_Exercise instructions:_
In the listing below, locate the line containing "Recreate this image" and the line containing "(0,0) rectangle (624,-400);". Output both of them and every line between, exactly as written, and nothing more.

_Supplied entries:_
————————
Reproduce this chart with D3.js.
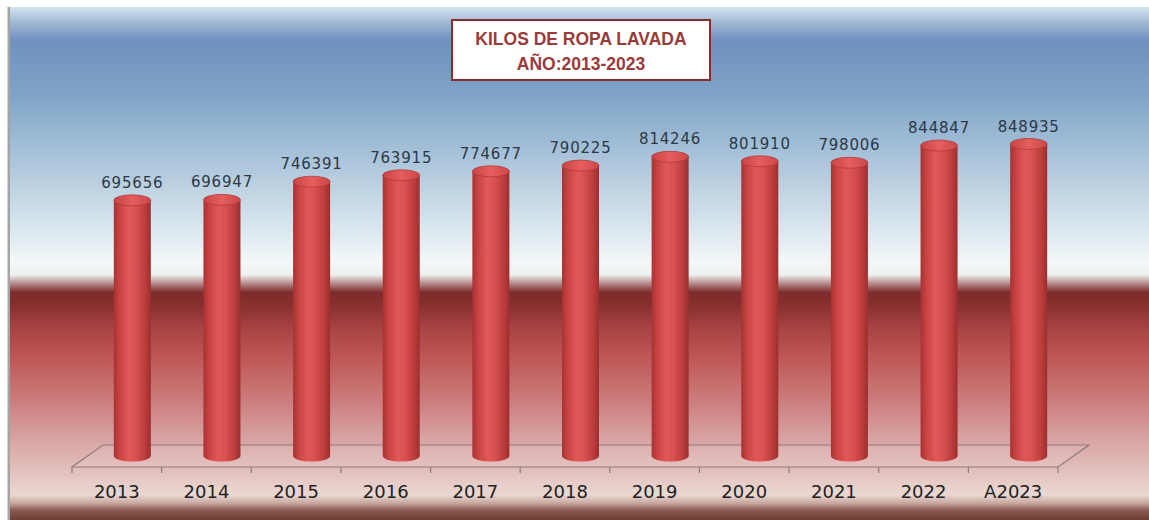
————————
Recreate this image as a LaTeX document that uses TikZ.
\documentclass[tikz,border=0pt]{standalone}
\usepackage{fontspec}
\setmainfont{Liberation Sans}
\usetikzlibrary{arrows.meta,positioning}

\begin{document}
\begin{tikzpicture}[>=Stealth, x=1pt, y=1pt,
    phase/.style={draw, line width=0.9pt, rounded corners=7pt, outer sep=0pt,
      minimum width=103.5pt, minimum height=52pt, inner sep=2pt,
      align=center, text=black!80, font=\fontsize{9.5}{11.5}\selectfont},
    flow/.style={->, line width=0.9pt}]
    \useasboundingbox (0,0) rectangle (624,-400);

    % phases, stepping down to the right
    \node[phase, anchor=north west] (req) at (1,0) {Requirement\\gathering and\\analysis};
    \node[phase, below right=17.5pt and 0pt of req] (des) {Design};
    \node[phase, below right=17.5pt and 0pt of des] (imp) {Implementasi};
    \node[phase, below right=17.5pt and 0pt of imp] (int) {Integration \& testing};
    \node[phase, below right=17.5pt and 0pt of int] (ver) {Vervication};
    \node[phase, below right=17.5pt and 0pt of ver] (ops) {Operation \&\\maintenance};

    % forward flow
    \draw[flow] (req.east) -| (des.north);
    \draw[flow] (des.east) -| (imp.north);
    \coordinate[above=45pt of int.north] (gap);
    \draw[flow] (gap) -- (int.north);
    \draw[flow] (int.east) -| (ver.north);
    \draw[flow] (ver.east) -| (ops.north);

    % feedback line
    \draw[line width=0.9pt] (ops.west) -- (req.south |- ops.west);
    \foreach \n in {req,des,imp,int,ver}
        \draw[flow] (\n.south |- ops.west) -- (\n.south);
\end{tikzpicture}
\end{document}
————————
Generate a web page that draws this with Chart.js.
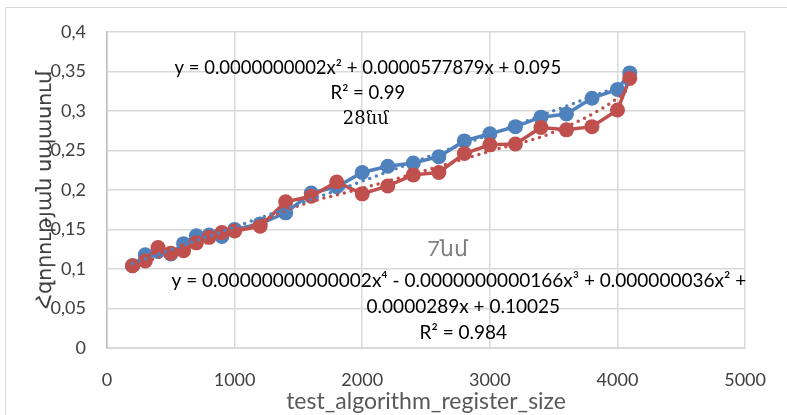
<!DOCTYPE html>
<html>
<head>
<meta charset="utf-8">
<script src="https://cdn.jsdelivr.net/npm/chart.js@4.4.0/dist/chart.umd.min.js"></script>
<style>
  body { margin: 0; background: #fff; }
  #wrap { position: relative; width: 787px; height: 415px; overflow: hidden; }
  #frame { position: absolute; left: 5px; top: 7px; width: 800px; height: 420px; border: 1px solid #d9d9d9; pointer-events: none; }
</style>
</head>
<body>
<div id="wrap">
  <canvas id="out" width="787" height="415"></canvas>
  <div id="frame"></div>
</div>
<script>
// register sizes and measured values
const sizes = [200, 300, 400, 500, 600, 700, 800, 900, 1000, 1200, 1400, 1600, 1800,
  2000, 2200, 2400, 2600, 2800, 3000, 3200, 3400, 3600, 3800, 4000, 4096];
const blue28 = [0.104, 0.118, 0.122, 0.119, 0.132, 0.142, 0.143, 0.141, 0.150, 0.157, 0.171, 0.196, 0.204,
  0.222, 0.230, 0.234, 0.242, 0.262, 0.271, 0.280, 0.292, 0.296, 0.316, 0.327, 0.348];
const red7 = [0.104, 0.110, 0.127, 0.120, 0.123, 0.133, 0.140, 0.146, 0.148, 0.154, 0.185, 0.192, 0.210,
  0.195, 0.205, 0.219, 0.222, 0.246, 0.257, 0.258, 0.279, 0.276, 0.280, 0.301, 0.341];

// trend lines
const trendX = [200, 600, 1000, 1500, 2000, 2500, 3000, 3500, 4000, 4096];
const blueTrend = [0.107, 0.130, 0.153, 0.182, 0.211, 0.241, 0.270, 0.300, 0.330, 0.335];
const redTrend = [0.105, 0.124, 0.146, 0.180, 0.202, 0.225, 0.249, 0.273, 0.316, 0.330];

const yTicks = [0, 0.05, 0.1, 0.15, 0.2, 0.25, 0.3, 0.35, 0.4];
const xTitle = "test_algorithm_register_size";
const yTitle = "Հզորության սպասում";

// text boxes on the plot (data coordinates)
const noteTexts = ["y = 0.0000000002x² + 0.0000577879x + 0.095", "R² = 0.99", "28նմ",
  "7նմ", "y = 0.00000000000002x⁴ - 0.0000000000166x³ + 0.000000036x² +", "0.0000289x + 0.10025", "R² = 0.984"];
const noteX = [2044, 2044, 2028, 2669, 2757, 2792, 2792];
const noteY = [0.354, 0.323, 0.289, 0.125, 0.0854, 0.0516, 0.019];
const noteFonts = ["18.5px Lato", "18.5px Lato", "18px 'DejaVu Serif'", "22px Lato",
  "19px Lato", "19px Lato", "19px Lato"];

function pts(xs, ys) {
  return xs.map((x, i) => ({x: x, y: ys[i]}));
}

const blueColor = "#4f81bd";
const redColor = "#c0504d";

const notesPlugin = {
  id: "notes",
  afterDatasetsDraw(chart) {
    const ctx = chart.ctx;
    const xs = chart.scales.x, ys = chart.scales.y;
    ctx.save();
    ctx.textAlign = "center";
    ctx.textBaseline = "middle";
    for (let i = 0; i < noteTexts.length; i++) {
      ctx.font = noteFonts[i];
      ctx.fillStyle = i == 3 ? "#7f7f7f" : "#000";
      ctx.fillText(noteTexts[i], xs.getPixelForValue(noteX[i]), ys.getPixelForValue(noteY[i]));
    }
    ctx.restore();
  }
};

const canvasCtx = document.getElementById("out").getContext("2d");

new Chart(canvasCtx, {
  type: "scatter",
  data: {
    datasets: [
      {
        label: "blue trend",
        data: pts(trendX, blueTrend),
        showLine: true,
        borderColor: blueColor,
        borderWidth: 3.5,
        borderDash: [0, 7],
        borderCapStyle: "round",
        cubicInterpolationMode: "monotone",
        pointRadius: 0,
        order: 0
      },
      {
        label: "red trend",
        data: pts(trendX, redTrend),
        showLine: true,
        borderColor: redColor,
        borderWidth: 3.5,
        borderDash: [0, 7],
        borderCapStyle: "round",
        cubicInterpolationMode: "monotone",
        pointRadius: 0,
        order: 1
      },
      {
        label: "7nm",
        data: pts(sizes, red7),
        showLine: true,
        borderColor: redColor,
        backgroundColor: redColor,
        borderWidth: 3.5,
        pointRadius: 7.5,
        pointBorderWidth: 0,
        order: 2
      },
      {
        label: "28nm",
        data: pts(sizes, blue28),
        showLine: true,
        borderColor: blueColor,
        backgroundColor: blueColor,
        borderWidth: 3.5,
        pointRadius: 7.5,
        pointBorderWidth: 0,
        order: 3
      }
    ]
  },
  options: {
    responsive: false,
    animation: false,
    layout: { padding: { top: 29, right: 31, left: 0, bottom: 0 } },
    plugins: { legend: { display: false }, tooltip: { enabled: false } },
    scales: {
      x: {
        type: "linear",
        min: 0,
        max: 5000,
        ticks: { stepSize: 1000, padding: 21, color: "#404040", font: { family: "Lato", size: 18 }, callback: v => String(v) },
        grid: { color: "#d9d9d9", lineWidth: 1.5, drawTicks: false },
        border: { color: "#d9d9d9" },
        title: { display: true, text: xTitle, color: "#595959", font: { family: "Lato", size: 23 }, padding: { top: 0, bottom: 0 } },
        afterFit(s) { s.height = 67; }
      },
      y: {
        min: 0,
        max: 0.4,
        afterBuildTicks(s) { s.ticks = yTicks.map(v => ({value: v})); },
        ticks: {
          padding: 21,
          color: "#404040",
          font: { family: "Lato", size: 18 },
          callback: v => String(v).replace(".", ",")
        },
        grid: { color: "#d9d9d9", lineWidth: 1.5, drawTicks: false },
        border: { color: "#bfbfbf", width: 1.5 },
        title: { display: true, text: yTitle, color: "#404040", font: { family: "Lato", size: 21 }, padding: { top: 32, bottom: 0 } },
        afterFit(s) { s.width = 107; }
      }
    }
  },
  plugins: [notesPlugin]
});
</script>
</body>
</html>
————————
_Problem solution:_
Recreate this image as a LaTeX document that uses TikZ.
\documentclass[tikz,border=0pt]{standalone}
\usepackage{fontspec}
\setmainfont{Liberation Sans}
\usetikzlibrary{arrows.meta,positioning}

\begin{document}
\begin{tikzpicture}[>=Stealth, x=1pt, y=1pt,
    phase/.style={draw, line width=0.9pt, rounded corners=7pt, outer sep=0pt,
      minimum width=103.5pt, minimum height=52pt, inner sep=2pt,
      align=center, text=black!80, font=\fontsize{9.5}{11.5}\selectfont},
    flow/.style={->, line width=0.9pt}]
    \useasboundingbox (0,0) rectangle (624,-400);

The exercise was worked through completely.